• Provided entries
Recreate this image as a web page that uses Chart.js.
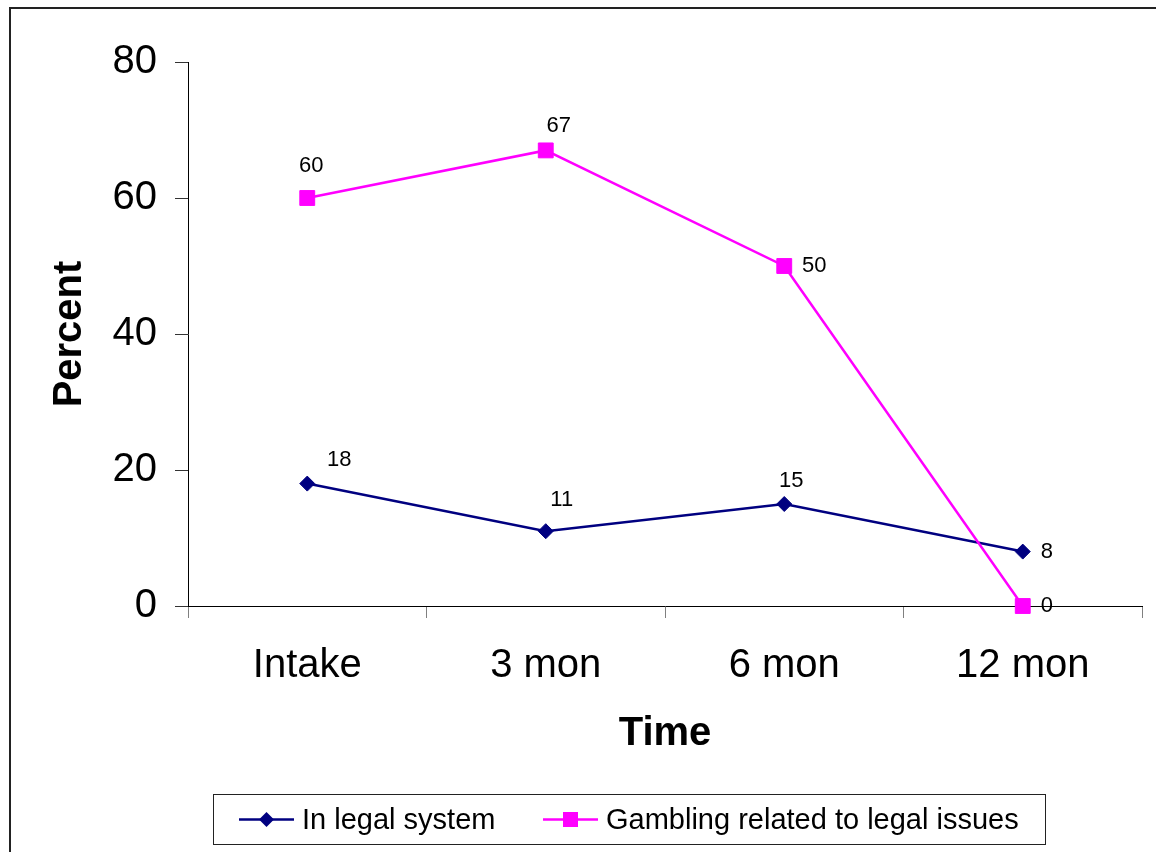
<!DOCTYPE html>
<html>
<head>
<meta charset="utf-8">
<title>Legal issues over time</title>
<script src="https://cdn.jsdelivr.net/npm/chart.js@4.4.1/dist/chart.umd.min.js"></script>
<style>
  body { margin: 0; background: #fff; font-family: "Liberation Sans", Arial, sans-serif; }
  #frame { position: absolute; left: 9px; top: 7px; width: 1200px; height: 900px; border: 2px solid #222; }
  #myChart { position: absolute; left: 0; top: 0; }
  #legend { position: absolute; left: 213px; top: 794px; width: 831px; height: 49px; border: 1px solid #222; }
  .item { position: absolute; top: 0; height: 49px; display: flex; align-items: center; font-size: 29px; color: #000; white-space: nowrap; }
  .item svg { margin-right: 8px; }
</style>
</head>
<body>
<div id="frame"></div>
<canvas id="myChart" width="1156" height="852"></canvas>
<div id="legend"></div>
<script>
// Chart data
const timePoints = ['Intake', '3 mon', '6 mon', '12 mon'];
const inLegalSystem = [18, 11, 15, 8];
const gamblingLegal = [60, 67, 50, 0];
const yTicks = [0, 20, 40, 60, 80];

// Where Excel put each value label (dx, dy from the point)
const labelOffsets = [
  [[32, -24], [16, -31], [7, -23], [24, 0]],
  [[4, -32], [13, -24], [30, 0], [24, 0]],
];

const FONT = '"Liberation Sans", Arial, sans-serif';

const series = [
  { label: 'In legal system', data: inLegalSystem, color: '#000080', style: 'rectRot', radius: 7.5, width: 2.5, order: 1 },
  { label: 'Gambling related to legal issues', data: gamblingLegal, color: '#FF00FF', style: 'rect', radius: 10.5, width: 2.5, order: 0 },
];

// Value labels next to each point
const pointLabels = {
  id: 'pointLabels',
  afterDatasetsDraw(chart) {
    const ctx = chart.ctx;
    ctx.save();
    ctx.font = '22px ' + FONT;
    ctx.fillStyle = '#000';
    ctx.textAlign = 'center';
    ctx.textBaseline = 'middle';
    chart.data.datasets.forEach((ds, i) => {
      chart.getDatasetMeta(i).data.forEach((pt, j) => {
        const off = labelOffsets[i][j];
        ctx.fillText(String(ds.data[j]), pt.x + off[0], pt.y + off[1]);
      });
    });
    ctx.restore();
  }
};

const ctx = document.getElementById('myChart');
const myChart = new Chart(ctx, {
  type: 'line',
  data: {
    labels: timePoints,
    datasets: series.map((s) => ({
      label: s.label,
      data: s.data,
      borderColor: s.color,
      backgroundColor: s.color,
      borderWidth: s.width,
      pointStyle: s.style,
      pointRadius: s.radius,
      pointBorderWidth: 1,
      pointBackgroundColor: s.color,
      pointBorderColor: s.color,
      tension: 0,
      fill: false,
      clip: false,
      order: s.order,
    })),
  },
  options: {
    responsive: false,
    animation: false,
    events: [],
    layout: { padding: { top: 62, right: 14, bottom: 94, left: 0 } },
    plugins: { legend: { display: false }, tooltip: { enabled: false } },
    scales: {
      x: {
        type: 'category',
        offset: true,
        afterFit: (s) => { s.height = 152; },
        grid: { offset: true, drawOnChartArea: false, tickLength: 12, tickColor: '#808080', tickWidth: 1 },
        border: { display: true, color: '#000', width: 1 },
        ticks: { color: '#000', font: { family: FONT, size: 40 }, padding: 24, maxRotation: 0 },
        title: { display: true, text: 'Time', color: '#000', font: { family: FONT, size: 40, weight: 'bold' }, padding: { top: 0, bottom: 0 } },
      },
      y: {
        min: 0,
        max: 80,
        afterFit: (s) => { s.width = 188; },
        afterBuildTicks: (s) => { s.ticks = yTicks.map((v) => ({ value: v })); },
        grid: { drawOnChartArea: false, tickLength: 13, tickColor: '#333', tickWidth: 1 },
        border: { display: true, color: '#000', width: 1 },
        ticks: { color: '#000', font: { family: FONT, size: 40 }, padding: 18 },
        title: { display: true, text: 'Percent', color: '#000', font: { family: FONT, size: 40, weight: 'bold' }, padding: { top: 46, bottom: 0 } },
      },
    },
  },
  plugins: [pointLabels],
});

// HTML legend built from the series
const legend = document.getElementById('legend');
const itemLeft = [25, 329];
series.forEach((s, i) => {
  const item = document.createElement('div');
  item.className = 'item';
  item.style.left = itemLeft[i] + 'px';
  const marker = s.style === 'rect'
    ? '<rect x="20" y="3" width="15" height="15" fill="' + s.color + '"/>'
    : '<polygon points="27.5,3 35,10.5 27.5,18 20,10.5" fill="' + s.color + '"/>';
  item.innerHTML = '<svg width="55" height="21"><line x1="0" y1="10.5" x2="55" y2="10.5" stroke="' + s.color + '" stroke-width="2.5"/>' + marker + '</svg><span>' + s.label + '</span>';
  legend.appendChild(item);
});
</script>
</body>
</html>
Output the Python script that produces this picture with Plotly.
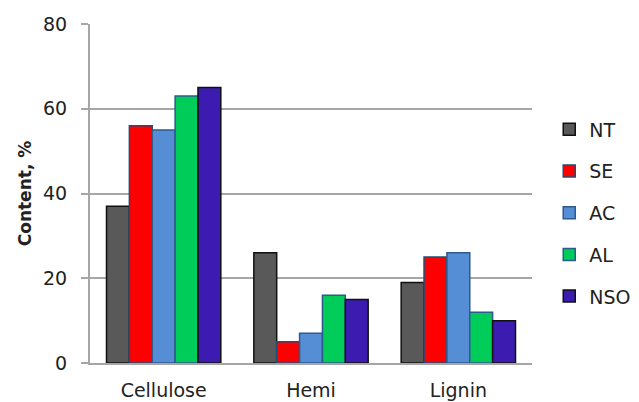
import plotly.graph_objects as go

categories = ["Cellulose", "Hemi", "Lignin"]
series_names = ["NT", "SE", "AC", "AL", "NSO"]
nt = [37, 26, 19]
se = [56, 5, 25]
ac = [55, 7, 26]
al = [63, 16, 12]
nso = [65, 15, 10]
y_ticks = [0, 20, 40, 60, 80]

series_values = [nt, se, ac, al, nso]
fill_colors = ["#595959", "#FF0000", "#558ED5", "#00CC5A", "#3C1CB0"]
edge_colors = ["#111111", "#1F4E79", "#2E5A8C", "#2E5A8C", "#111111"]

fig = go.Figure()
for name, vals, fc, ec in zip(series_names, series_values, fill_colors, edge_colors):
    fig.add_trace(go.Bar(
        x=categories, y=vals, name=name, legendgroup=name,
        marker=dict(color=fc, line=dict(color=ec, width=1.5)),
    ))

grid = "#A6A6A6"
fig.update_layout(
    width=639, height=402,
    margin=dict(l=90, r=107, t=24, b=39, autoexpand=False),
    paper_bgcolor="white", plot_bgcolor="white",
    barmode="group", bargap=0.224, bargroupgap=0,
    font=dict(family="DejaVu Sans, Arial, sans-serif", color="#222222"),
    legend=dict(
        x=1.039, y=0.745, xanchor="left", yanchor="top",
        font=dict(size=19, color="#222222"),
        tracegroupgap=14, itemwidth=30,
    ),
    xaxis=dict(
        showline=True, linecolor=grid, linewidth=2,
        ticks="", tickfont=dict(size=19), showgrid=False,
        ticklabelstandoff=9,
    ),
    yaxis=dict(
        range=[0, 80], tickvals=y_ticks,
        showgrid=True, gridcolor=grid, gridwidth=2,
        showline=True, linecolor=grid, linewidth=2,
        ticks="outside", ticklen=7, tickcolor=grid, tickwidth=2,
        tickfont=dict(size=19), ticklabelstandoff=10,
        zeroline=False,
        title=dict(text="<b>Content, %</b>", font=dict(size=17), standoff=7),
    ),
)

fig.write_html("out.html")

• What you should do
Go through the data above and transcribe it in full, omitting any image.

• Output below
Recreate this image as a web page that uses Chart.js.
<!DOCTYPE html>
<html>
<head>
<meta charset="utf-8">
<title>Legal issues over time</title>
<script src="https://cdn.jsdelivr.net/npm/chart.js@4.4.1/dist/chart.umd.min.js"></script>
<style>
  body { margin: 0; background: #fff; font-family: "Liberation Sans", Arial, sans-serif; }
  #frame { position: absolute; left: 9px; top: 7px; width: 1200px; height: 900px; border: 2px solid #222; }
  #myChart { position: absolute; left: 0; top: 0; }
  #legend { position: absolute; left: 213px; top: 794px; width: 831px; height: 49px; border: 1px solid #222; }
  .item { position: absolute; top: 0; height: 49px; display: flex; align-items: center; font-size: 29px; color: #000; white-space: nowrap; }
  .item svg { margin-right: 8px; }
</style>
</head>
<body>
<div id="frame"></div>
<canvas id="myChart" width="1156" height="852"></canvas>
<div id="legend"></div>
<script>
// Chart data
const timePoints = ['Intake', '3 mon', '6 mon', '12 mon'];
const inLegalSystem = [18, 11, 15, 8];
const gamblingLegal = [60, 67, 50, 0];
const yTicks = [0, 20, 40, 60, 80];

// Where Excel put each value label (dx, dy from the point)
const labelOffsets = [
  [[32, -24], [16, -31], [7, -23], [24, 0]],
  [[4, -32], [13, -24], [30, 0], [24, 0]],
];

const FONT = '"Liberation Sans", Arial, sans-serif';

const series = [
  { label: 'In legal system', data: inLegalSystem, color: '#000080', style: 'rectRot', radius: 7.5, width: 2.5, order: 1 },
  { label: 'Gambling related to legal issues', data: gamblingLegal, color: '#FF00FF', style: 'rect', radius: 10.5, width: 2.5, order: 0 },
];

// Value labels next to each point
const pointLabels = {
  id: 'pointLabels',
  afterDatasetsDraw(chart) {
    const ctx = chart.ctx;
    ctx.save();
    ctx.font = '22px ' + FONT;
    ctx.fillStyle = '#000';
    ctx.textAlign = 'center';
    ctx.textBaseline = 'middle';
    chart.data.datasets.forEach((ds, i) => {
      chart.getDatasetMeta(i).data.forEach((pt, j) => {
        const off = labelOffsets[i][j];
        ctx.fillText(String(ds.data[j]), pt.x + off[0], pt.y + off[1]);
      });
    });
    ctx.restore();
  }
};

const ctx = document.getElementById('myChart');
const myChart = new Chart(ctx, {
  type: 'line',
  data: {
    labels: timePoints,
    datasets: series.map((s) => ({
      label: s.label,
      data: s.data,
      borderColor: s.color,
      backgroundColor: s.color,
      borderWidth: s.width,
      pointStyle: s.style,
      pointRadius: s.radius,
      pointBorderWidth: 1,
      pointBackgroundColor: s.color,
      pointBorderColor: s.color,
      tension: 0,
      fill: false,
      clip: false,
      order: s.order,
    })),
  },
  options: {
    responsive: false,
    animation: false,
    events: [],
    layout: { padding: { top: 62, right: 14, bottom: 94, left: 0 } },
    plugins: { legend: { display: false }, tooltip: { enabled: false } },
    scales: {
      x: {
        type: 'category',
        offset: true,
        afterFit: (s) => { s.height = 152; },
        grid: { offset: true, drawOnChartArea: false, tickLength: 12, tickColor: '#808080', tickWidth: 1 },
        border: { display: true, color: '#000', width: 1 },
        ticks: { color: '#000', font: { family: FONT, size: 40 }, padding: 24, maxRotation: 0 },
        title: { display: true, text: 'Time', color: '#000', font: { family: FONT, size: 40, weight: 'bold' }, padding: { top: 0, bottom: 0 } },
      },
      y: {
        min: 0,
        max: 80,
        afterFit: (s) => { s.width = 188; },
        afterBuildTicks: (s) => { s.ticks = yTicks.map((v) => ({ value: v })); },
        grid: { drawOnChartArea: false, tickLength: 13, tickColor: '#333', tickWidth: 1 },
        border: { display: true, color: '#000', width: 1 },
        ticks: { color: '#000', font: { family: FONT, size: 40 }, padding: 18 },
        title: { display: true, text: 'Percent', color: '#000', font: { family: FONT, size: 40, weight: 'bold' }, padding: { top: 46, bottom: 0 } },
      },
    },
  },
  plugins: [pointLabels],
});

// HTML legend built from the series
const legend = document.getElementById('legend');
const itemLeft = [25, 329];
series.forEach((s, i) => {
  const item = document.createElement('div');
  item.className = 'item';
  item.style.left = itemLeft[i] + 'px';
  const marker = s.style === 'rect'
    ? '<rect x="20" y="3" width="15" height="15" fill="' + s.color + '"/>'
    : '<polygon points="27.5,3 35,10.5 27.5,18 20,10.5" fill="' + s.color + '"/>';
  item.innerHTML = '<svg width="55" height="21"><line x1="0" y1="10.5" x2="55" y2="10.5" stroke="' + s.color + '" stroke-width="2.5"/>' + marker + '</svg><span>' + s.label + '</span>';
  legend.appendChild(item);
});
</script>
</body>
</html>
Output the Python script that produces this picture with Plotly.
import plotly.graph_objects as go

categories = ["Cellulose", "Hemi", "Lignin"]
series_names = ["NT", "SE", "AC", "AL", "NSO"]
nt = [37, 26, 19]
se = [56, 5, 25]
ac = [55, 7, 26]
al = [63, 16, 12]
nso = [65, 15, 10]
y_ticks = [0, 20, 40, 60, 80]

series_values = [nt, se, ac, al, nso]
fill_colors = ["#595959", "#FF0000", "#558ED5", "#00CC5A", "#3C1CB0"]
edge_colors = ["#111111", "#1F4E79", "#2E5A8C", "#2E5A8C", "#111111"]

fig = go.Figure()
for name, vals, fc, ec in zip(series_names, series_values, fill_colors, edge_colors):
    fig.add_trace(go.Bar(
        x=categories, y=vals, name=name, legendgroup=name,
        marker=dict(color=fc, line=dict(color=ec, width=1.5)),
    ))

grid = "#A6A6A6"
fig.update_layout(
    width=639, height=402,
    margin=dict(l=90, r=107, t=24, b=39, autoexpand=False),
    paper_bgcolor="white", plot_bgcolor="white",
    barmode="group", bargap=0.224, bargroupgap=0,
    font=dict(family="DejaVu Sans, Arial, sans-serif", color="#222222"),
    legend=dict(
        x=1.039, y=0.745, xanchor="left", yanchor="top",
        font=dict(size=19, color="#222222"),
        tracegroupgap=14, itemwidth=30,
    ),
    xaxis=dict(
        showline=True, linecolor=grid, linewidth=2,
        ticks="", tickfont=dict(size=19), showgrid=False,
        ticklabelstandoff=9,
    ),
    yaxis=dict(
        range=[0, 80], tickvals=y_ticks,
        showgrid=True, gridcolor=grid, gridwidth=2,
        showline=True, linecolor=grid, linewidth=2,
        ticks="outside", ticklen=7, tickcolor=grid, tickwidth=2,
        tickfont=dict(size=19), ticklabelstandoff=10,
        zeroline=False,
        title=dict(text="<b>Content, %</b>", font=dict(size=17), standoff=7),
    ),
)

fig.write_html("out.html")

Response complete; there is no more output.